I’m not gonna claim that my Indian cooking is the most authentic in the world—I’m not grinding my own whole spices here—but it’s tasty and pretty easy to make. If you don’t have the spices I listed, check out the bulk spice bins at your local Whole Foods or other healthy market. Buying just a few teaspoons in bulk is waaaay cheaper than spending like $12 on a whole container if you don’t think you’re going to be using it frequently.

In my opinion the Indian food experience isn’t complete without some delicious naan to sop up all the sauce, if you want to make this one vegetarian, never fear, just don’t include the chicken.
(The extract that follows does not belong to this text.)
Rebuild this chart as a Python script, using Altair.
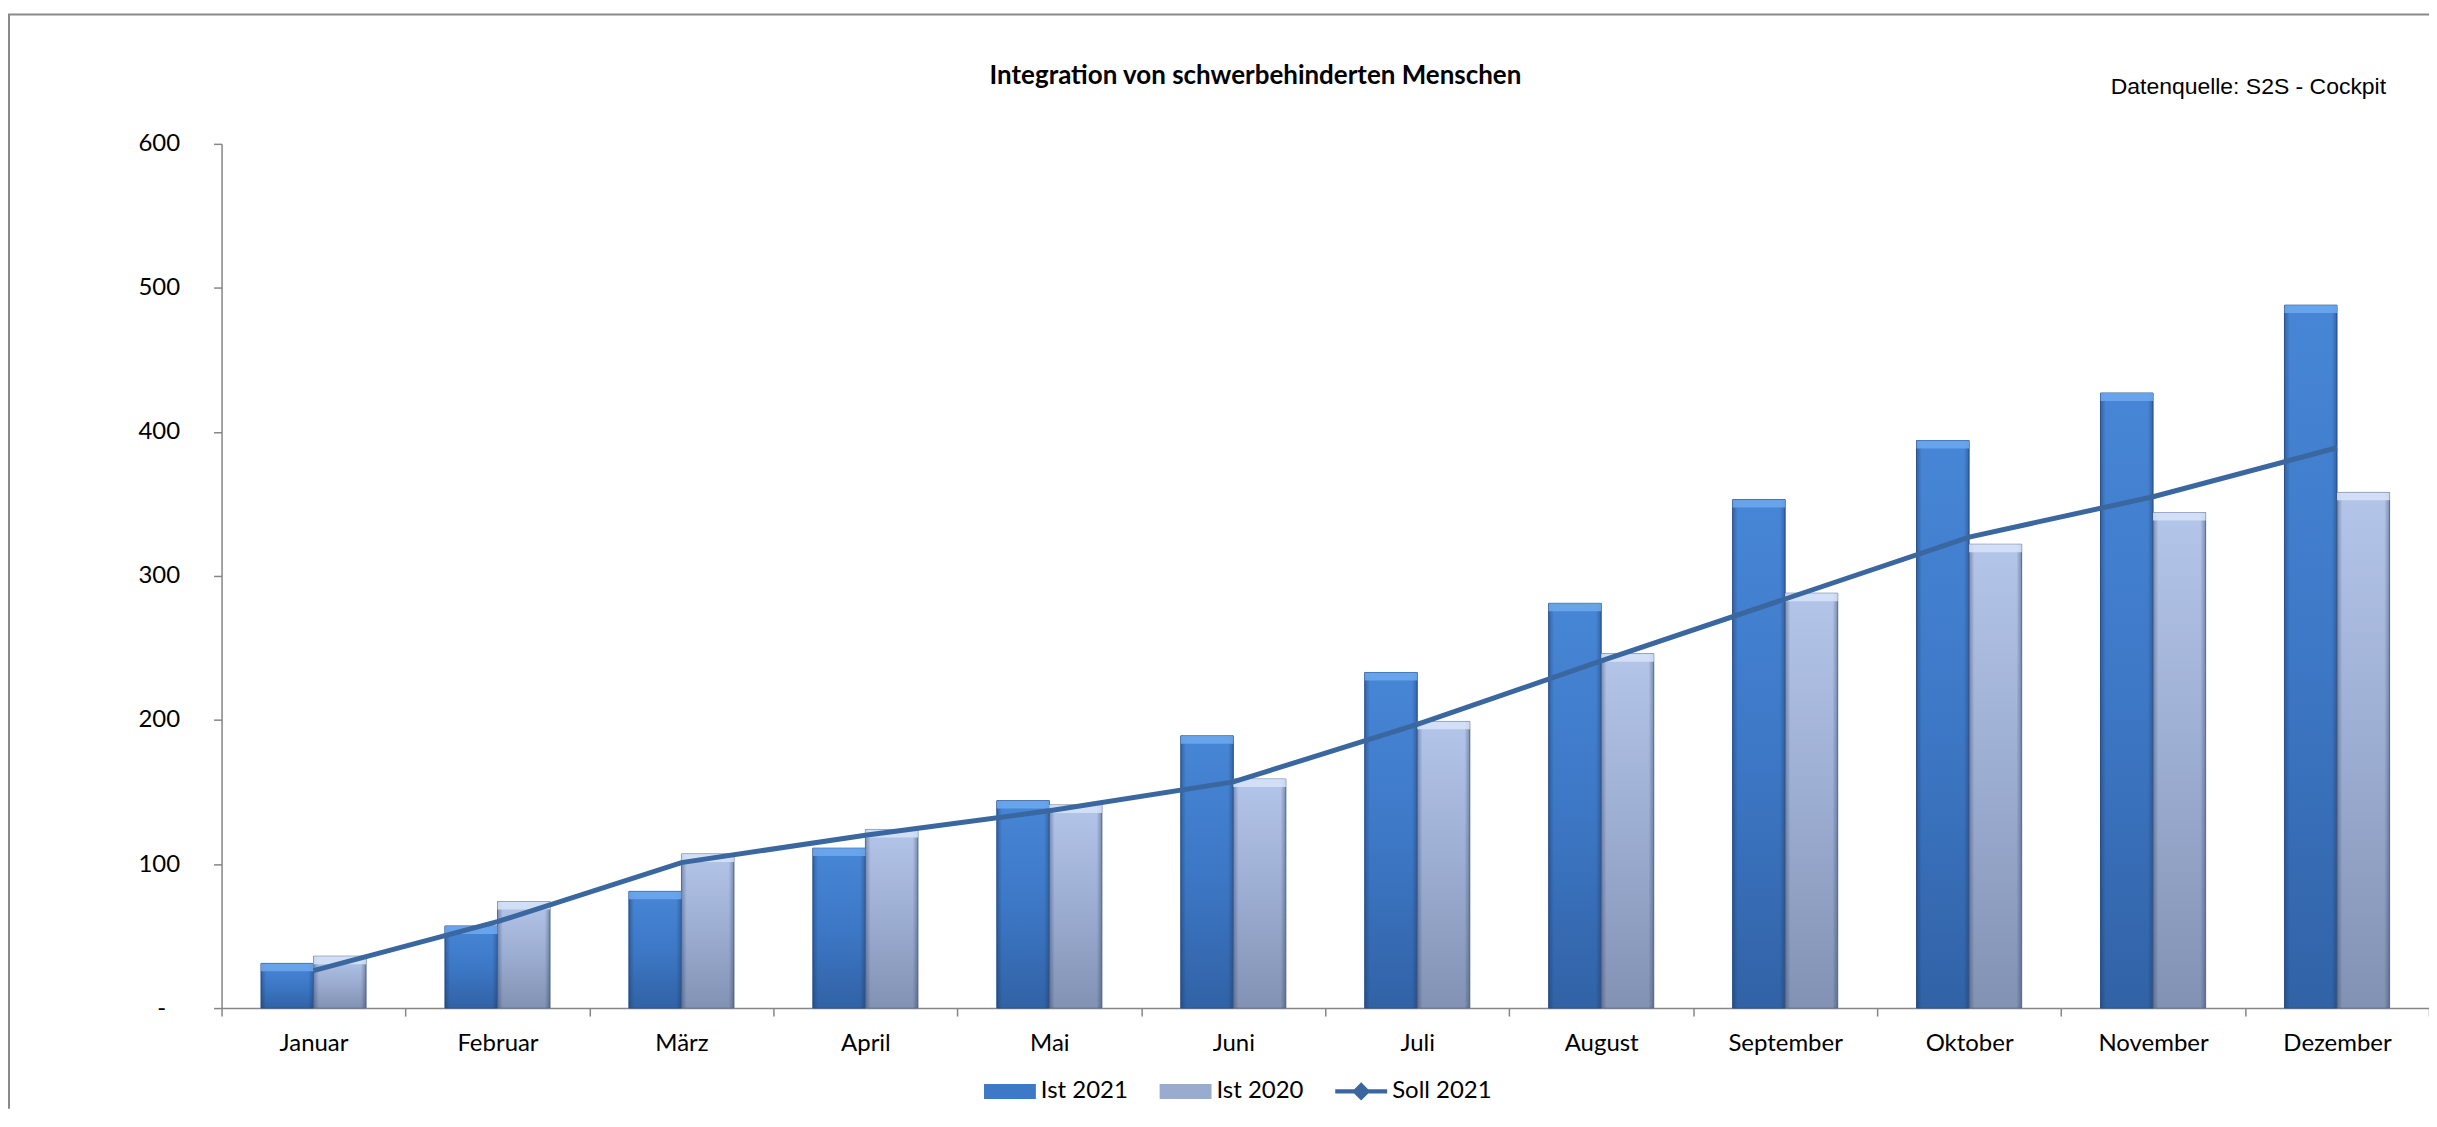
import altair as alt
import pandas as pd

months = ["Januar", "Februar", "März", "April", "Mai", "Juni", "Juli",
          "August", "September", "Oktober", "November", "Dezember"]
ist_2021 = [31, 57, 81, 111, 144, 189, 233, 281, 353, 394, 427, 488]
ist_2020 = [36, 74, 107, 124, 141, 159, 199, 246, 288, 322, 344, 358]
soll_2021 = [26, 60, 101, 120, 137, 157, 197, 241, 284, 327, 355, 389]
series_names = ["Ist 2021", "Ist 2020", "Soll 2021"]
y_ticks = [0, 100, 200, 300, 400, 500, 600]

title_text = "Integration von schwerbehinderten Menschen"
source_text = "Datenquelle: S2S - Cockpit"

W, H = 2212, 866
FONT = "Lato"

bars_df = pd.DataFrame(
    [{"month": m, "series": "Ist 2021", "value": v} for m, v in zip(months, ist_2021)]
    + [{"month": m, "series": "Ist 2020", "value": v} for m, v in zip(months, ist_2020)]
)
line_df = pd.DataFrame({"month": months, "series": "Soll 2021", "value": soll_2021})
legend_df = pd.DataFrame({"month": ["Januar"] * 3, "series": series_names, "value": [0, 0, 0]})

x_enc = alt.X(
    "month:N",
    sort=months,
    scale=alt.Scale(domain=months, paddingInner=0, paddingOuter=0),
    axis=alt.Axis(
        title=None, labelAngle=0, tickBand="extent", tickSize=8, labelPadding=16,
        labelFont=FONT, labelFontSize=24, labelColor="#000000",
        domainColor="#868686", tickColor="#868686", domainWidth=1.5, tickWidth=1.5,
        grid=False,
    ),
)
y_axis = alt.Axis(
    title=None, values=y_ticks, grid=False, tickSize=8,
    labelPadding={"condition": {"test": "datum.value == 0", "value": 48}, "value": 34},
    labelFont=FONT, labelFontSize=24, labelColor="#000000",
    domainColor="#868686", tickColor="#868686", domainWidth=1.5, tickWidth=1.5,
    labelExpr="datum.value == 0 ? '-' : datum.label",
)
y_scale = alt.Scale(domain=[0, 600], nice=False, zero=True)
xoff = alt.XOffset(
    "series:N",
    scale=alt.Scale(domain=["Ist 2021", "Ist 2020"], paddingInner=0, paddingOuter=0.75),
)

grad_2021 = alt.Gradient(
    gradient="linear", x1=0, x2=0, y1=0, y2=1,
    stops=[alt.GradientStop(color="#4786d6", offset=0),
           alt.GradientStop(color="#3d78c6", offset=0.5),
           alt.GradientStop(color="#3162a6", offset=1)],
)
grad_2020 = alt.Gradient(
    gradient="linear", x1=0, x2=0, y1=0, y2=1,
    stops=[alt.GradientStop(color="#b3c5e8", offset=0),
           alt.GradientStop(color="#9cadd2", offset=0.5),
           alt.GradientStop(color="#8292b3", offset=1)],
)
edge_grad = alt.Gradient(
    gradient="linear", x1=0, x2=1, y1=0, y2=0,
    stops=[alt.GradientStop(color="rgba(20,40,80,0.35)", offset=0),
           alt.GradientStop(color="rgba(20,40,80,0)", offset=0.1),
           alt.GradientStop(color="rgba(20,40,80,0)", offset=0.9),
           alt.GradientStop(color="rgba(20,40,80,0.35)", offset=1)],
)

base_bars = alt.Chart(bars_df)

bars21 = base_bars.transform_filter(alt.datum.series == "Ist 2021").mark_bar(
    fill=grad_2021, stroke="#2c5791", strokeWidth=1
).encode(x=x_enc, xOffset=xoff, y=alt.Y("value:Q", scale=y_scale, axis=y_axis))

bars20 = base_bars.transform_filter(alt.datum.series == "Ist 2020").mark_bar(
    fill=grad_2020, stroke="#67779a", strokeWidth=1
).encode(x=x_enc, xOffset=xoff, y=alt.Y("value:Q", scale=y_scale, axis=y_axis))

edges = base_bars.mark_bar(fill=edge_grad, strokeWidth=0).encode(
    x=x_enc, xOffset=xoff, y=alt.Y("value:Q", scale=y_scale, axis=y_axis)
)

bevel = base_bars.transform_calculate(top2="datum.value - 5.5").mark_bar(
    strokeWidth=0
).encode(
    x=x_enc, xOffset=xoff,
    y=alt.Y("value:Q", scale=y_scale, axis=y_axis),
    y2="top2:Q",
    fill=alt.condition(alt.datum.series == "Ist 2021", alt.value("#6ea9ee"), alt.value("#d7e4f8")),
    opacity=alt.value(0.85),
)

line = alt.Chart(line_df).mark_line(color="#3a679f", strokeWidth=5).encode(
    x=x_enc, y=alt.Y("value:Q", scale=y_scale, axis=y_axis)
)

bar_sym = "M-1,-0.29L1,-0.29L1,0.29L-1,0.29Z"
line_sym = "M-1,-0.085L1,-0.085L1,0.085L-1,0.085Z M0,-0.35L0.35,0L0,0.35L-0.35,0Z"

legend_props = dict(
    orient="none", legendX=764, legendY=923.5, direction="horizontal",
    title=None, labelFont=FONT, labelFontSize=24, labelColor="#000000",
    symbolSize=2704, labelOffset=5, columnPadding=31, padding=0,
    symbolStrokeWidth=0, symbolOpacity=1,
)

legend_layer = alt.Chart(legend_df).mark_point(filled=True, opacity=0).encode(
    x=x_enc,
    y=alt.Y("value:Q", scale=y_scale, axis=y_axis),
    color=alt.Color(
        "series:N",
        scale=alt.Scale(domain=series_names, range=["#3d79c7", "#9aabd0", "#3a679f"]),
        legend=alt.Legend(**legend_props),
    ),
    shape=alt.Shape(
        "series:N",
        scale=alt.Scale(domain=series_names, range=[bar_sym, bar_sym, line_sym]),
        legend=alt.Legend(**legend_props),
    ),
)

one = pd.DataFrame({"t": [title_text]})
title_mark = alt.Chart(one).mark_text(
    font=FONT, fontSize=26, fontWeight="bold", color="#000000",
    align="center", baseline="alphabetic",
).encode(text="t:N", x=alt.value(1036), y=alt.value(-60.3))

src = pd.DataFrame({"t": [source_text]})
source_mark = alt.Chart(src).mark_text(
    font="Liberation Sans", fontSize=23, color="#000000",
    align="right", baseline="alphabetic",
).encode(text="t:N", x=alt.value(2169), y=alt.value(-50.3))

frame_df = pd.DataFrame({"k": [1]})
frame_top = alt.Chart(frame_df).mark_rule(color="#8a8a8a", strokeWidth=2).encode(
    x=alt.value(-214), x2=alt.value(W), y=alt.value(-129.7)
)
frame_left = alt.Chart(frame_df).mark_rule(color="#8a8a8a", strokeWidth=2).encode(
    x=alt.value(-213), y=alt.value(-129.7), y2=alt.value(H + 101)
)

chart = alt.layer(
    frame_top, frame_left, bars21, bars20, edges, bevel, line, legend_layer,
    title_mark, source_mark,
).properties(
    width=W, height=H,
    autosize=alt.AutoSizeParams(type="none"),
    padding={"left": 214, "top": 135, "right": 0, "bottom": 101},
    background="#ffffff",
).configure_view(stroke=None)

chart.save("out.html", embed_options={"renderer": "svg", "actions": False})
Spicy Indian Chicken Curry
2 tbsp coconut oil
2 chicken breasts, cut into bite-sized pieces
1 28oz can crushed tomatoes
2-3 cloves garlic, minced
1 yellow onion, chopped
1 cup broccoli florets
1/2 cup peas
any of your other favorite vegetables you’d like to include! I threw in a red bell pepper I needed to use up.
1 cup plain yogurt (I used nonfat but feel free to use lowfat, Greek, etc.)
1 tsp garam masala
1 tsp powdered ginger
1 tsp cumin
1 tsp tumeric
1 tsp coriander
1/2 tbsp cayenne (or less, if you don’t like it as spicy)
2 tbsp curry powder

Indian Curry-2

Heat up one tablespoon of the coconut oil in a small skillet and brown your chicken breast until it’s just cooked through, about 10-15 minutes depending on how big your pieces are. Take out the chicken and set aside. Warm up the other tablespoon of oil over medium heat in a large saute or saucepan and throw in your onions and garlic. Stirring to make sure the garlic doesn’t burn, heat until the onions turn translucent, 5 minutes or so.
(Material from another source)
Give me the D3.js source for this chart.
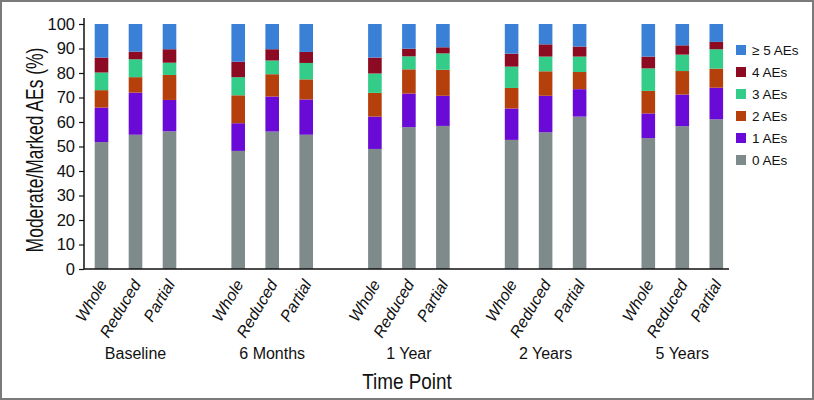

Add in all the spices and brown them in the coconut oil along with the onions and garlic. This should smell terrific! Add the chicken and vegetables and pour the can of tomatoes over them. Bring everything to a simmer and let it cook together until the veggies are tender (but not mushy!). Stir in your yogurt and give it a taste—feel free to add additional spices to fit your preferences .

Serve your curry over a scoop of jasmine rice with a piece of naan on the side!